Species of flowering plant

Fuchsia fulgens is a plant of the genus Fuchsia native to Mexico and Central America.

==Description==
Shrubby, upright growth and thickened, tuberous roots.
- Height and Spread: Reaches heights of 1.5 m (5 ft) or more. Spreads as wide as 80 cm (32 in).
- Stems: Woody
- Leaves: Opposite, ovate or heart-shaped leaves are pale or sage green, paler green or flushed red beneath.
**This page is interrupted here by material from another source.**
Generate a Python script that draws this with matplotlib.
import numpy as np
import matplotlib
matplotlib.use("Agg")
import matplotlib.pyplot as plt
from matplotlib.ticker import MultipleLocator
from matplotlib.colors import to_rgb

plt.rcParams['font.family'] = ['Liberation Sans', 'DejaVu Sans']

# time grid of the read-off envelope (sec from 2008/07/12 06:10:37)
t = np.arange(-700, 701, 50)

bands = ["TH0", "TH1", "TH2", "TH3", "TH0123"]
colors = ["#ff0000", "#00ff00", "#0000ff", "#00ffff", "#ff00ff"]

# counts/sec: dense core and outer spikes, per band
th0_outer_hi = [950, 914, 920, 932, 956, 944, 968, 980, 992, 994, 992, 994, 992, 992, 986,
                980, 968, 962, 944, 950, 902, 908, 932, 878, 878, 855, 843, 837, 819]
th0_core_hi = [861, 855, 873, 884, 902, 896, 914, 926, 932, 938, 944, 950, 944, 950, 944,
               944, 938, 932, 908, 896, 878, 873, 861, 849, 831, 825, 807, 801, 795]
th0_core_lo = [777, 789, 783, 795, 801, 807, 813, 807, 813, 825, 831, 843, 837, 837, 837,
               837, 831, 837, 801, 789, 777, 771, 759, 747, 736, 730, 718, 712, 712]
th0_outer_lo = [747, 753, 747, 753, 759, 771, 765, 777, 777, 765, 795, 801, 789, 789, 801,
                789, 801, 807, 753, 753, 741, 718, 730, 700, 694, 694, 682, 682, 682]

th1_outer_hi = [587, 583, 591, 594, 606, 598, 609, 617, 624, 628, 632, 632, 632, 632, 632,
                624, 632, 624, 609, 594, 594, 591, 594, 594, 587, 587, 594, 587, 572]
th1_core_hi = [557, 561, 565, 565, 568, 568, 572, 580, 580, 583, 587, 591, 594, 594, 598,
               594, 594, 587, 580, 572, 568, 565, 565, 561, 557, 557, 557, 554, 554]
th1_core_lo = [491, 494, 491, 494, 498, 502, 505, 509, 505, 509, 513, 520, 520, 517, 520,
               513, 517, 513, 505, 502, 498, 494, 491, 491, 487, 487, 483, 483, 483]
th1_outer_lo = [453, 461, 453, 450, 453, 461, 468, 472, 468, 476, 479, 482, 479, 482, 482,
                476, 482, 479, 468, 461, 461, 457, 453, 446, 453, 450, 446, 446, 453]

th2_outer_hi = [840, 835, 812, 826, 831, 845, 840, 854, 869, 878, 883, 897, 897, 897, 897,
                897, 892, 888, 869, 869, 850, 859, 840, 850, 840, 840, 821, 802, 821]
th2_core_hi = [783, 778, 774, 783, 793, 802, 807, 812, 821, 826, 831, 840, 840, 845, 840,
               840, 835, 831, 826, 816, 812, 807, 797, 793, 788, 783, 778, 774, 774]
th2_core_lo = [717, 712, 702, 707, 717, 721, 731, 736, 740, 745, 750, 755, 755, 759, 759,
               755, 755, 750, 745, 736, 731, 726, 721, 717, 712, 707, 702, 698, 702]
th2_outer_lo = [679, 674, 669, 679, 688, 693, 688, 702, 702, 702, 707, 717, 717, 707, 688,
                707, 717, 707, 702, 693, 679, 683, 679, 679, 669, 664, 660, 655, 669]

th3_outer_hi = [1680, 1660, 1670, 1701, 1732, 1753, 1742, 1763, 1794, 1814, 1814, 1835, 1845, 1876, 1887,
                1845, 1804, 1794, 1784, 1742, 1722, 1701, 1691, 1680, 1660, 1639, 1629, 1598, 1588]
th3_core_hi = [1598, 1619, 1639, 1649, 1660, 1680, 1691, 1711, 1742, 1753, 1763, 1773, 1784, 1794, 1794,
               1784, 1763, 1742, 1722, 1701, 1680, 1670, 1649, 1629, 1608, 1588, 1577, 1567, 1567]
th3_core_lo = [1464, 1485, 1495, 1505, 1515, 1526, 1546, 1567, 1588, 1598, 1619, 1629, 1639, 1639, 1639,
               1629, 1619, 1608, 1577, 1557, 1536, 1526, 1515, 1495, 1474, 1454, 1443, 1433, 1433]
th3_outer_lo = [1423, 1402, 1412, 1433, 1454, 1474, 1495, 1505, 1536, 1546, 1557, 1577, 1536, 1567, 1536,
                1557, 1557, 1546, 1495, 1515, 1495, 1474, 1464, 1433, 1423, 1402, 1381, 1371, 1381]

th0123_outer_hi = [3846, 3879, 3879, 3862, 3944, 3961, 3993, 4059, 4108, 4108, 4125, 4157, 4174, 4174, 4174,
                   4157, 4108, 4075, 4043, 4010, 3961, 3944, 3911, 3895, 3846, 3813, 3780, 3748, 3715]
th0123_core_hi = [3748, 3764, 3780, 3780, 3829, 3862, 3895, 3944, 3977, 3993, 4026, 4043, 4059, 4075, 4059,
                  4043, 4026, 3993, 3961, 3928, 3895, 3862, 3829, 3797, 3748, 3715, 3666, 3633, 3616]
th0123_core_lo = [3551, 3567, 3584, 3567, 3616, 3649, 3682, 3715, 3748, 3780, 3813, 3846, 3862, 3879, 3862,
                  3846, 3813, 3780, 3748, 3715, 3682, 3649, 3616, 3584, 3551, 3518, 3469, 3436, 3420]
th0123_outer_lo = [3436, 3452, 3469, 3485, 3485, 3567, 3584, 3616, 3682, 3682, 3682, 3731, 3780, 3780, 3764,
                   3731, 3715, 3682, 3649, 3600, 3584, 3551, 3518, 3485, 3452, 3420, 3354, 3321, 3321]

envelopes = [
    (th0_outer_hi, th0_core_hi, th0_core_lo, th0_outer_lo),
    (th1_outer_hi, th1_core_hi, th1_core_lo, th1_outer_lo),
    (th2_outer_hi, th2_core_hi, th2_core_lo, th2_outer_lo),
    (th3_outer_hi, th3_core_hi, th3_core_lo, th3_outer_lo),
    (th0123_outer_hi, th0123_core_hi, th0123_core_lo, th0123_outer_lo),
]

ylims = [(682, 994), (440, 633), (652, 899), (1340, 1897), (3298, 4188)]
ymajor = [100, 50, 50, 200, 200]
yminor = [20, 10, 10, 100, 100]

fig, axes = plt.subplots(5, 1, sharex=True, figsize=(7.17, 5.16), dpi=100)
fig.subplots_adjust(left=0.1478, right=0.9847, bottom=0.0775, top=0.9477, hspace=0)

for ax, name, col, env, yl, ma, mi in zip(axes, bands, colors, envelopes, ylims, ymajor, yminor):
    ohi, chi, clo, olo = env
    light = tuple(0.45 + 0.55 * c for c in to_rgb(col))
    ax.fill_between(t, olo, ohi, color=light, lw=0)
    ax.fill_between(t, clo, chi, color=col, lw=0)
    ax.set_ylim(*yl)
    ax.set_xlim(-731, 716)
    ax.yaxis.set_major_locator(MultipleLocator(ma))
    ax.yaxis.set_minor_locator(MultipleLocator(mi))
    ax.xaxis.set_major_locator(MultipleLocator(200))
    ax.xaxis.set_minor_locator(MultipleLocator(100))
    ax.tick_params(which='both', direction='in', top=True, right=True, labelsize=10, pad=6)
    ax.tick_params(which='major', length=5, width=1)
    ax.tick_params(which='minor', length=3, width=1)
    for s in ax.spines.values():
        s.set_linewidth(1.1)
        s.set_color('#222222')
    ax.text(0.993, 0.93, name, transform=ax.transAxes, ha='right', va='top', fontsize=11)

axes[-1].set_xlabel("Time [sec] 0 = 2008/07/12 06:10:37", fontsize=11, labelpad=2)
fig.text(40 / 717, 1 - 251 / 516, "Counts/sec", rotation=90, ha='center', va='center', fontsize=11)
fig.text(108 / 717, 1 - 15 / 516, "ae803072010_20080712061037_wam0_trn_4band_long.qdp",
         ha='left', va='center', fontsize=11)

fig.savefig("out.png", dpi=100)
Length ranges from 9–23 cm (3.5–9 in), or typically 17x12cm (7x5in) with fine red teeth tipped with glands.
- Flowers: Short, terminal racemes of pendant, single flowers.
  - Tube: Tubes range in color from pink to dull red or scarlet.
  - Sepals: Sepals are pale red, or pale yellow at the base, and tinged yellow-green at the margins.
  - Corolla: Bright red in color.
- Fruit: Oblong to ellipsoid in shape and deep purple in color.

==Cultivation==
- Hardiness: Half-hardy. Minimum temperature of 5 °C (41 °F).

==Etymology==
Fuchsia is named for Leonhart Fuchs (1501–1566), a renaissance botanist and professor at Tübingen. Fulgens means 'shining' or 'glistening', often in reference (as in this case) to red flowers.